Types of Free EV Charging Stations

The nature of a free charging station will vary between venues. Supermarkets including Tesco, Lidl, Sainsbury's and Aldi offer limited free docks – although if all the spaces are taken, you either cannot charge your car, need to wait, or must use a paid-for rapid charger instead.

These tend to be 7-22 kW chargers because the faster options are premium – only the slower chargers are free to use.

You can also find charging points at Waitrose, Asda and Morrisons, although these require either a subscription or a PAYG payment.

Pros and Cons of Free EV Chargers

The obvious benefit of a free EV charger is that it is free! However, that doesn’t necessarily mean they are always the best option, particularly if you don’t have hours to wait for a recharge or aren’t keen on spending a significant amount of time parked at a supermarket.

If you are covering longer distances, it is better to install an efficient rapid charger at home or pay for an ultra-rapid charge because you can top up your battery in a fraction of the time, cutting it down from seven to eight hours to around 30 to 50 minutes.

Free chargers also have access restrictions, so they might be:

  • Only open to paying users of the venue.
  • Open to those with a loyalty card or account.
  • Available only during opening hours.
  • Limited to one or two stations.

It is also important to check the parking restrictions.

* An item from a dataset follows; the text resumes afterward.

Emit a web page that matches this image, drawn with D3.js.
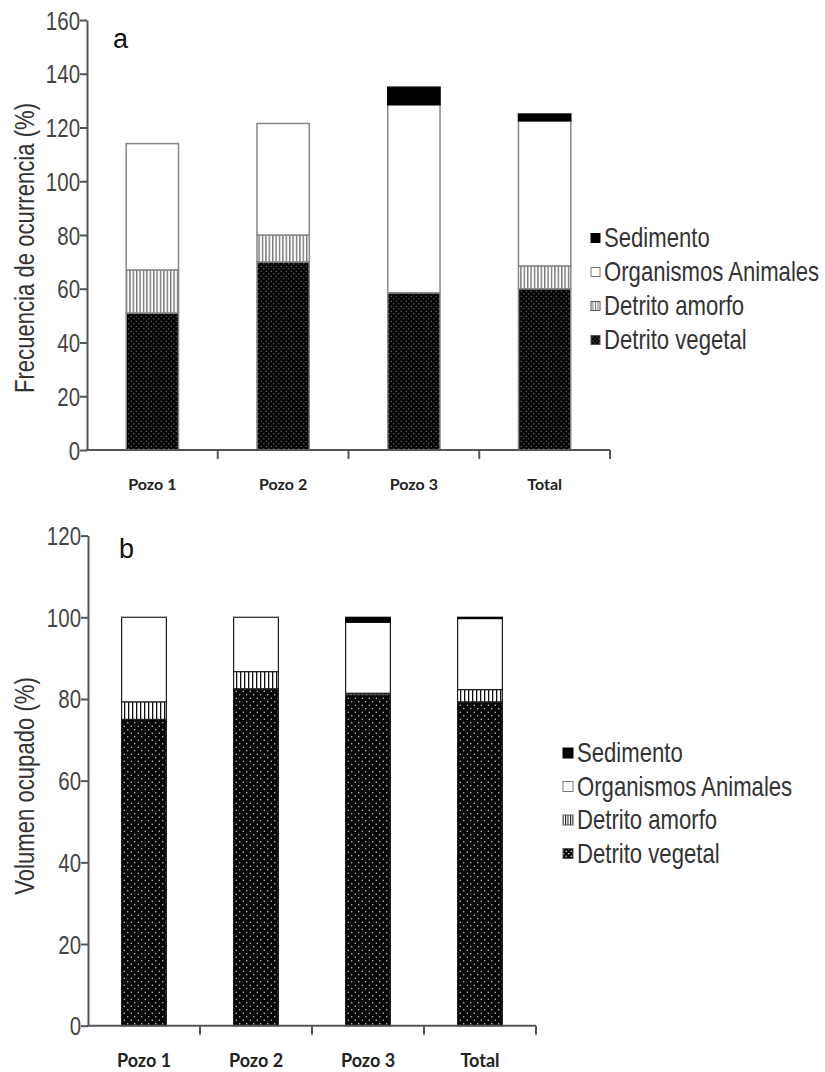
<!DOCTYPE html>
<html><head><meta charset="utf-8">
<script src="https://cdn.jsdelivr.net/npm/d3@7/dist/d3.min.js"></script>
<style>
html,body{margin:0;padding:0;background:#fff;}
svg{display:block;}
</style></head>
<body>
<svg id="chart" width="825" height="1072"></svg>
<script>
// ---------- DATA ----------
const categories = ["Pozo 1", "Pozo 2", "Pozo 3", "Total"];
const seriesNames = ["Detrito vegetal", "Detrito amorfo", "Organismos Animales", "Sedimento"];
const legendOrder = ["Sedimento", "Organismos Animales", "Detrito amorfo", "Detrito vegetal"];

// Panel a: Frecuencia de ocurrencia (%)
const freqVegetal = [51, 70, 58.5, 60];
const freqAmorfo = [16, 10, 0, 8.5];
const freqOrganismos = [47, 41.5, 70, 54];
const freqSedimento = [0, 0, 6.5, 2.5];
const freqTicks = [0, 20, 40, 60, 80, 100, 120, 140, 160];

// Panel b: Volumen ocupado (%)
const volVegetal = [75, 82.5, 81, 79.3];
const volAmorfo = [4.3, 4.2, 0.4, 3];
const volOrganismos = [20.7, 13.3, 17.4, 17.4];
const volSedimento = [0, 0, 1.2, 0.3];
const volTicks = [0, 20, 40, 60, 80, 100, 120];

// ---------- DRAW ----------
const svg = d3.select("#chart");
const defs = svg.append("defs");
const NARROW = 0.82;
const sansFont = "'Liberation Sans', Arial, sans-serif";

function makePatterns(id, opts) {
  const pd = defs.append("pattern").attr("id", id + "-dots")
    .attr("patternUnits", "userSpaceOnUse").attr("width", opts.dotStep).attr("height", opts.dotStep);
  pd.append("rect").attr("width", opts.dotStep).attr("height", opts.dotStep).attr("fill", "#050505");
  pd.append("circle").attr("cx", opts.dotStep * 0.25).attr("cy", opts.dotStep * 0.25).attr("r", opts.dotR).attr("fill", opts.dotColor);
  pd.append("circle").attr("cx", opts.dotStep * 0.75).attr("cy", opts.dotStep * 0.75).attr("r", opts.dotR).attr("fill", opts.dotColor);
  const ps = defs.append("pattern").attr("id", id + "-stripes")
    .attr("patternUnits", "userSpaceOnUse").attr("width", opts.stripeStep).attr("height", 10);
  ps.append("rect").attr("width", opts.stripeStep).attr("height", 10).attr("fill", "#fff");
  ps.append("rect").attr("x", 0).attr("width", opts.stripeW).attr("height", 10).attr("fill", opts.stripeColor);
}
makePatterns("a", {dotStep: 5, dotR: 0.6, dotColor: "#9a9a9a", stripeStep: 3.4, stripeW: 1.4, stripeColor: "#777"});
makePatterns("b", {dotStep: 7, dotR: 0.7, dotColor: "#e6e6e6", stripeStep: 4, stripeW: 1.3, stripeColor: "#111"});
makePatterns("la", {dotStep: 4, dotR: 0.6, dotColor: "#999", stripeStep: 2.5, stripeW: 1, stripeColor: "#777"});
makePatterns("lb", {dotStep: 5, dotR: 0.8, dotColor: "#ddd", stripeStep: 2.5, stripeW: 1, stripeColor: "#111"});

function drawPanel(cfg) {
  const g = svg.append("g");
  const series = [cfg.vegetal, cfg.amorfo, cfg.organismos, cfg.sedimento];
  const rows = categories.map((c, i) => {
    const r = {cat: c};
    seriesNames.forEach((s, k) => r[s] = series[k][i]);
    return r;
  });
  const stack = d3.stack().keys(seriesNames)(rows);

  const y = d3.scaleLinear().domain([0, cfg.yMax]).range([cfg.y0, cfg.y1]);
  const x = d3.scaleBand().domain(categories).range([cfg.x0, cfg.x1])
    .paddingInner(0.6).paddingOuter(0.3);
  const step = x.step();

  const fills = {
    "Detrito vegetal": `url(#${cfg.id}-dots)`,
    "Detrito amorfo": `url(#${cfg.id}-stripes)`,
    "Organismos Animales": "#fff",
    "Sedimento": "#000"
  };

  stack.forEach(layer => {
    g.append("g").selectAll("rect").data(layer.filter(d => d[1] - d[0] > 0)).join("rect")
      .attr("x", d => x(d.data.cat))
      .attr("width", x.bandwidth())
      .attr("y", d => y(d[1]))
      .attr("height", d => y(d[0]) - y(d[1]))
      .attr("fill", fills[layer.key])
      .attr("stroke", layer.key === "Sedimento" ? "#000" : cfg.barStroke)
      .attr("stroke-width", cfg.barStrokeW);
  });

  // y axis
  const ya = g.append("g").attr("transform", `translate(${cfg.x0},0)`)
    .call(d3.axisLeft(y).tickValues(cfg.ticks).tickSize(7).tickSizeOuter(0));
  ya.select(".domain").attr("stroke", "#555").attr("stroke-width", 2);
  ya.selectAll(".tick line").attr("stroke", "#555").attr("stroke-width", 2);
  ya.selectAll(".tick text").attr("x", -8.5).attr("fill", "#444")
    .attr("transform", `scale(${NARROW},1)`)
    .style("font-family", sansFont)
    .style("font-size", "25px").attr("dy", "0.36em");

  // x axis line
  g.append("line").attr("x1", cfg.x0 - 1).attr("x2", cfg.x1).attr("y1", cfg.y0).attr("y2", cfg.y0)
    .attr("stroke", "#555").attr("stroke-width", 2);
  g.append("g").selectAll("line").data(categories).join("line")
    .attr("x1", c => x(c) + x.bandwidth() + step * 0.3)
    .attr("x2", c => x(c) + x.bandwidth() + step * 0.3)
    .attr("y1", cfg.y0).attr("y2", cfg.y0 + 9)
    .attr("stroke", "#555").attr("stroke-width", 2);
  g.append("g").selectAll("text").data(categories).join("text")
    .attr("x", c => x(c) + x.bandwidth() / 2)
    .attr("y", cfg.labelY)
    .attr("text-anchor", "middle").attr("dominant-baseline", "central")
    .attr("fill", "#222")
    .style("font-family", "Lato, 'Open Sans', sans-serif").style("font-weight", "bold")
    .style("font-size", cfg.labelSize + "px")
    .text(c => c);

  // y title
  g.append("text")
    .attr("transform", `translate(${cfg.titleX},${cfg.titleY}) rotate(-90) scale(${NARROW},1)`)
    .attr("text-anchor", "middle").attr("dominant-baseline", "central")
    .attr("fill", "#333")
    .style("font-family", sansFont)
    .style("font-size", cfg.titleSize + "px")
    .text(cfg.title);

  // panel letter
  g.append("text").attr("x", cfg.letterX).attr("y", cfg.letterY)
    .attr("fill", "#111")
    .style("font-family", sansFont).style("font-size", "27px")
    .text(cfg.letter);

  // legend
  const lg = g.append("g");
  const lfills = {
    "Detrito vegetal": `url(#l${cfg.id}-dots)`,
    "Detrito amorfo": `url(#l${cfg.id}-stripes)`,
    "Organismos Animales": "#fff",
    "Sedimento": "#000"
  };
  legendOrder.forEach((name, i) => {
    const yy = cfg.legY + i * cfg.legStep;
    lg.append("rect").attr("x", cfg.legX).attr("y", yy - cfg.legBox / 2)
      .attr("width", cfg.legBox).attr("height", cfg.legBox)
      .attr("fill", lfills[name])
      .attr("stroke", name === "Organismos Animales" ? "#777" : (name === "Sedimento" ? "#000" : "#555"))
      .attr("stroke-width", 1);
    lg.append("text")
      .attr("transform", `translate(${cfg.legX + cfg.legBox + 4},${yy}) scale(${NARROW},1)`)
      .attr("dominant-baseline", "central").attr("fill", "#333")
      .style("font-family", sansFont)
      .style("font-size", "27px")
      .text(name);
  });
}

drawPanel({
  id: "a", vegetal: freqVegetal, amorfo: freqAmorfo, organismos: freqOrganismos, sedimento: freqSedimento,
  yMax: 160, ticks: freqTicks, y0: 450, y1: 20, x0: 87, x1: 610,
  barStroke: "#888", barStrokeW: 1.5, labelY: 483, labelSize: 16,
  title: "Frecuencia de ocurrencia (%)", titleSize: 27, titleX: 25, titleY: 248,
  letter: "a", letterX: 113, letterY: 48,
  legX: 591, legY: 238, legStep: 34, legBox: 9
});

drawPanel({
  id: "b", vegetal: volVegetal, amorfo: volAmorfo, organismos: volOrganismos, sedimento: volSedimento,
  yMax: 120, ticks: volTicks, y0: 1025.7, y1: 535.6, x0: 88, x1: 536,
  barStroke: "#222", barStrokeW: 1.2, labelY: 1060, labelSize: 18,
  title: "Volumen ocupado (%)", titleSize: 27, titleX: 25, titleY: 786,
  letter: "b", letterX: 119, letterY: 558,
  legX: 563, legY: 753, legStep: 33.5, legBox: 10
});
</script>
</body></html>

For example, a car park might have free EV charging, but you still need to have a valid ticket for the duration of your stay to avoid being fined or clamped.

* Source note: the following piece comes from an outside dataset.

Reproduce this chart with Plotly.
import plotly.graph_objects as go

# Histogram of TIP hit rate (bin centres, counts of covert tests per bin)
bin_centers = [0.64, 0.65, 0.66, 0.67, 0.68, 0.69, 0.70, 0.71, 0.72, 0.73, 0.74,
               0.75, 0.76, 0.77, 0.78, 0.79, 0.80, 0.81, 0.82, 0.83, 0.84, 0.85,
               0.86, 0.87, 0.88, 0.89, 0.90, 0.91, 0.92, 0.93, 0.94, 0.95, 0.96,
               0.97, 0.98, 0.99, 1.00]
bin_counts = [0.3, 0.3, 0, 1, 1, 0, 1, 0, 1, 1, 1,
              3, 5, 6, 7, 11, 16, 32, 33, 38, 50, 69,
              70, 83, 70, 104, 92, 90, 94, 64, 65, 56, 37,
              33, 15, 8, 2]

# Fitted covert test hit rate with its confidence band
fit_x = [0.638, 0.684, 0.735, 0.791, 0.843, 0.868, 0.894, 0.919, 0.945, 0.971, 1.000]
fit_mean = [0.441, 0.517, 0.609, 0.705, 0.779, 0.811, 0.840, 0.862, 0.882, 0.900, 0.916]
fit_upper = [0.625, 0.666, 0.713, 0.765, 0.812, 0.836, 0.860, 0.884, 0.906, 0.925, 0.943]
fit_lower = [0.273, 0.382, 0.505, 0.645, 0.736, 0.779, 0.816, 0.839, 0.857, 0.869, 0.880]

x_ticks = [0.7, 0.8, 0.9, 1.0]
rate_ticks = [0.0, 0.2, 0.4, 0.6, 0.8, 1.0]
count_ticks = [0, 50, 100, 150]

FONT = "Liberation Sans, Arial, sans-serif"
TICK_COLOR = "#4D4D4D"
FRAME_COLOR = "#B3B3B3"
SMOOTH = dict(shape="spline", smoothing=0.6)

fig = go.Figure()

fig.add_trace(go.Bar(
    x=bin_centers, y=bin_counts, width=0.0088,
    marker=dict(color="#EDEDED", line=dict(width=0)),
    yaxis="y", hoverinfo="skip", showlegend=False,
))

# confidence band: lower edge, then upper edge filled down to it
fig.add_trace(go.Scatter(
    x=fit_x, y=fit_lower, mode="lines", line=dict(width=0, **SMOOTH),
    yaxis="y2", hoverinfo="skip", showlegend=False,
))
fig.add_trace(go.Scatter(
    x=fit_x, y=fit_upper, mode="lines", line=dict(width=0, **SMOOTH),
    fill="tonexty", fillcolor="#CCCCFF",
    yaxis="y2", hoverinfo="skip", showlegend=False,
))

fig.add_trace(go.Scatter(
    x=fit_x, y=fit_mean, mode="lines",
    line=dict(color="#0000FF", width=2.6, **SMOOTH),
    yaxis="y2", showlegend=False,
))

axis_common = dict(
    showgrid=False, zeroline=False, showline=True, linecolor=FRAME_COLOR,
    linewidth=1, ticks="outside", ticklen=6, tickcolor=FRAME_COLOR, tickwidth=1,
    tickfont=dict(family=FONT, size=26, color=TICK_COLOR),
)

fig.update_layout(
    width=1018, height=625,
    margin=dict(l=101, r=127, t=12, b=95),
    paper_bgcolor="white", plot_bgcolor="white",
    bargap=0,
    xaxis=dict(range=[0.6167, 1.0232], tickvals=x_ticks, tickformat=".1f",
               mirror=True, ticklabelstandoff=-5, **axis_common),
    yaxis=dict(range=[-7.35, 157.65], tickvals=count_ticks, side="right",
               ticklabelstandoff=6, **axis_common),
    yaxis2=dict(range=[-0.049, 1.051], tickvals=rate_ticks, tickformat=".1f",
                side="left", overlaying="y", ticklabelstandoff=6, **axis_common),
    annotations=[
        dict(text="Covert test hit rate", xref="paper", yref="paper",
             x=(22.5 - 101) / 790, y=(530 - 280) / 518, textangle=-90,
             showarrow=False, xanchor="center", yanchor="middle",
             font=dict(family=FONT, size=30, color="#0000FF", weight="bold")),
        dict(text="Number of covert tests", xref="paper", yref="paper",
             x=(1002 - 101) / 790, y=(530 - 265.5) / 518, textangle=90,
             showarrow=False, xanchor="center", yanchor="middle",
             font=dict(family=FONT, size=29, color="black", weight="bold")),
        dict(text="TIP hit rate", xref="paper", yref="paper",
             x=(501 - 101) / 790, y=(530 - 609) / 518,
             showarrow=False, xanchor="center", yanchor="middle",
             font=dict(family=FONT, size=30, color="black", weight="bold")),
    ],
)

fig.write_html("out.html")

Frequently Asked Questions

Next, we've answered a few of the most popular questions about whether you need to pay to charge an electric car and how to get a battery top-up for free.

Is it Possible to Charge an EV for Free?

Yes, if you live or work near a supermarket, shopping centre or office with free EV charging stations, you can plug your battery in and leave it to charge for free.

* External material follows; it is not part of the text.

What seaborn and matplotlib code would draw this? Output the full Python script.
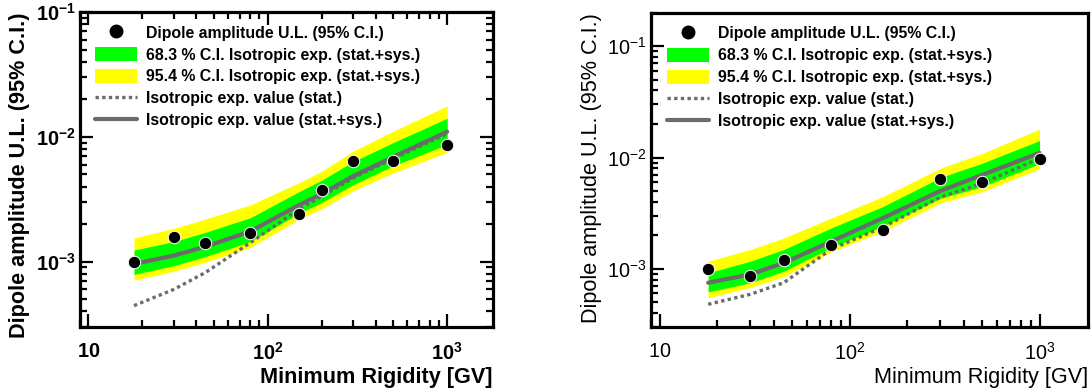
import numpy as np
import pandas as pd
import matplotlib
matplotlib.use("Agg")
import matplotlib.pyplot as plt
import seaborn as sns
from matplotlib.lines import Line2D
from matplotlib.patches import Patch
from matplotlib.ticker import LogLocator, FuncFormatter, NullFormatter

# ---------------- data ----------------
left_rig = [18, 30, 45, 80, 150, 200, 300, 500, 1000]
left_ul = [1.0e-3, 1.58e-3, 1.40e-3, 1.71e-3, 2.43e-3, 3.77e-3, 6.39e-3, 6.39e-3, 8.58e-3]
left_med = [0.96e-3, 1.12e-3, 1.32e-3, 1.75e-3, 2.85e-3, 3.5e-3, 4.85e-3, 6.9e-3, 1.10e-2]
left_y_hi = [1.55e-3, 1.85e-3, 2.20e-3, 2.85e-3, 4.30e-3, 5.3e-3, 7.7e-3, 1.11e-2, 1.77e-2]
left_g_hi = [1.24e-3, 1.45e-3, 1.72e-3, 2.25e-3, 3.65e-3, 4.5e-3, 6.35e-3, 9.0e-3, 1.41e-2]
left_g_lo = [0.79e-3, 0.93e-3, 1.10e-3, 1.45e-3, 2.45e-3, 2.98e-3, 4.15e-3, 5.85e-3, 8.7e-3]
left_y_lo = [0.71e-3, 0.84e-3, 0.99e-3, 1.30e-3, 2.20e-3, 2.65e-3, 3.7e-3, 5.15e-3, 7.5e-3]
left_stat = [0.445e-3, 0.60e-3, 0.82e-3, 1.42e-3, 2.65e-3, 3.35e-3, 4.7e-3, 6.7e-3, 1.06e-2]

right_rig = [18, 30, 45, 80, 150, 300, 500, 1000]
right_ul = [1.0e-3, 0.87e-3, 1.19e-3, 1.65e-3, 2.21e-3, 6.36e-3, 6.05e-3, 9.7e-3]
right_med = [0.75e-3, 0.89e-3, 1.13e-3, 1.76e-3, 2.86e-3, 5.0e-3, 6.98e-3, 1.10e-2]
right_y_hi = [1.17e-3, 1.49e-3, 1.89e-3, 2.86e-3, 4.46e-3, 8.0e-3, 1.09e-2, 1.80e-2]
right_g_hi = [0.92e-3, 1.17e-3, 1.49e-3, 2.33e-3, 3.63e-3, 6.6e-3, 8.9e-3, 1.42e-2]
right_g_lo = [0.62e-3, 0.75e-3, 0.95e-3, 1.55e-3, 2.41e-3, 4.3e-3, 5.47e-3, 8.8e-3]
right_y_lo = [0.55e-3, 0.68e-3, 0.85e-3, 1.42e-3, 2.17e-3, 3.9e-3, 4.94e-3, 7.9e-3]
right_stat = [0.48e-3, 0.59e-3, 0.75e-3, 1.50e-3, 2.37e-3, 4.4e-3, 5.87e-3, 9.8e-3]

legend_labels = [
    "Dipole amplitude U.L. (95% C.I.)",
    "68.3 % C.I. Isotropic exp. (stat.+sys.)",
    "95.4 % C.I. Isotropic exp. (stat.+sys.)",
    "Isotropic exp. value (stat.)",
    "Isotropic exp. value (stat.+sys.)",
]
xlabel = "Minimum Rigidity [GV]"
ylabel = "Dipole amplitude U.L. (95% C.I.)"

# ---------------- style ----------------
sns.set_theme(style="ticks")
plt.rcParams["font.family"] = ["Liberation Sans", "DejaVu Sans"]
plt.rcParams["xtick.direction"] = "in"
plt.rcParams["ytick.direction"] = "in"
plt.rcParams["axes.axisbelow"] = False
plt.rcParams["mathtext.fontset"] = "custom"
plt.rcParams["mathtext.rm"] = "Liberation Sans"
plt.rcParams["mathtext.bf"] = "Liberation Sans:bold"

GREEN = "#00ff00"
YELLOW = "#ffff00"
GRAY = "#6b6b6b"

fig = plt.figure(figsize=(10.91, 3.89), dpi=100)
W, H = 1091, 389
axL = fig.add_axes([80 / W, 1 - 327 / H, 413 / W, 315 / H])
axR = fig.add_axes([651 / W, 1 - 327 / H, 437 / W, 314.3 / H])


def style_ticks(ax, mirror):
    ax.tick_params(which="both", direction="in", color="black", width=1.6,
                   bottom=True, left=True, top=mirror, right=mirror)
    ax.tick_params(which="major", length=9.5)
    ax.tick_params(which="minor", length=5)
    ax.tick_params(axis="x", which="major", pad=11, labelsize=14.3, labelcolor="black")
    ax.tick_params(axis="y", which="major", pad=3, labelsize=14.3, labelcolor="black")


def draw(ax, rig, ul, med, yhi, ghi, glo, ylo, stat, bold, ylim, mirror):
    wt = "bold" if bold else "normal"
    ax.set_xscale("log")
    ax.set_yscale("log")
    ax.fill_between(rig, ylo, yhi, color=YELLOW, lw=0, zorder=1)
    ax.fill_between(rig, glo, ghi, color=GREEN, lw=0, zorder=1)
    sns.lineplot(x=rig, y=stat, ax=ax, color=GRAY, lw=2.4, zorder=3)
    ax.lines[-1].set_dashes((1, 1))
    sns.lineplot(x=rig, y=med, ax=ax, color=GRAY, lw=3.0, zorder=3)
    sns.scatterplot(x=rig, y=ul, ax=ax, color="black", s=80, legend=False, zorder=5)

    ax.xaxis.set_major_locator(LogLocator(base=10, numticks=10))
    ax.xaxis.set_minor_locator(LogLocator(base=10, subs=np.arange(2, 10), numticks=20))
    ax.yaxis.set_major_locator(LogLocator(base=10, numticks=10))
    ax.yaxis.set_minor_locator(LogLocator(base=10, subs=np.arange(2, 10), numticks=20))

    def xfmt(v, pos):
        e = int(round(np.log10(v)))
        if e == 1:
            return r"$\mathbf{10}$" if bold else r"$\mathrm{10}$"
        return (r"$\mathbf{10^{%d}}$" if bold else r"$\mathrm{10^{%d}}$") % e

    def yfmt(v, pos):
        e = int(round(np.log10(v)))
        return (r"$\mathbf{10^{%d}}$" if bold else r"$\mathrm{10^{%d}}$") % e

    ax.xaxis.set_major_formatter(FuncFormatter(xfmt))
    ax.yaxis.set_major_formatter(FuncFormatter(yfmt))
    ax.xaxis.set_minor_formatter(NullFormatter())
    ax.yaxis.set_minor_formatter(NullFormatter())
    ax.set_xlim(9, 1800)
    ax.set_ylim(*ylim)

    for s in ax.spines.values():
        s.set_linewidth(2.3)
        s.set_color("black")

    ax.set_xlabel(xlabel, loc="right", fontsize=15.6, fontweight=wt, labelpad=2,
                  color="black")
    ax.set_ylabel(ylabel, loc="top", fontsize=15.6, fontweight=wt, labelpad=4,
                  color="black")

    handles = [
        Line2D([], [], ls="none", marker="o", color="black", markersize=9),
        Patch(facecolor=GREEN, edgecolor="none"),
        Patch(facecolor=YELLOW, edgecolor="none"),
        Line2D([], [], color=GRAY, lw=2.4, dashes=(1, 1)),
        Line2D([], [], color=GRAY, lw=3.0),
    ]
    leg = ax.legend(handles, legend_labels, loc="upper left",
                    bbox_to_anchor=(0.036, 0.958),
                    frameon=False, prop={"weight": "bold", "size": 11.4},
                    handlelength=2.65, handleheight=1.0, handletextpad=0.6,
                    labelspacing=0.4, borderaxespad=0, borderpad=0)
    for t in leg.get_texts():
        t.set_color("black")
    style_ticks(ax, mirror)
    ax.xaxis.set_zorder(6)
    ax.yaxis.set_zorder(6)


draw(axL, left_rig, left_ul, left_med, left_y_hi, left_g_hi, left_g_lo, left_y_lo,
     left_stat, True, (3e-4, 0.1), True)
draw(axR, right_rig, right_ul, right_med, right_y_hi, right_g_hi, right_g_lo, right_y_lo,
     right_stat, False, (3e-4, 0.2), False)

# make sure every tick mark is drawn as a visible black inward mark
fig.canvas.draw()
for ax, mirror in ((axL, True), (axR, False)):
    for axis in (ax.xaxis, ax.yaxis):
        for ticks, size in ((axis.get_major_ticks(), 9.5), (axis.get_minor_ticks(), 5)):
            for tk in ticks:
                for ln, on in ((tk.tick1line, True), (tk.tick2line, mirror)):
                    ln.set_visible(on)
                    ln.set_markersize(size)
                    ln.set_markeredgewidth(1.6)
                    ln.set_color("black")
                    ln.set_markeredgecolor("black")
                    ln.set_alpha(1)
                    ln.set_zorder(6)

fig.savefig("out.png", dpi=100)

The downside is that you may need to be an employee, member, or customer to use the facilities, might need a valid parking ticket, and could have to wait several hours for a free slow charger to top up your battery.

How Much Does it Cost to Charge an EV at Home?

Most EV drivers opt to have an EV dock installed at home, normally in a garage or on the wall adjacent to their parking space. A full charge costs roughly £10 to £15 on average, depending on the type of charger you have and the size of your car battery.

Home chargers are most convenient, cost less than a paid-for rapid charger, and are available overnight when electricity tariffs are considerably cheaper.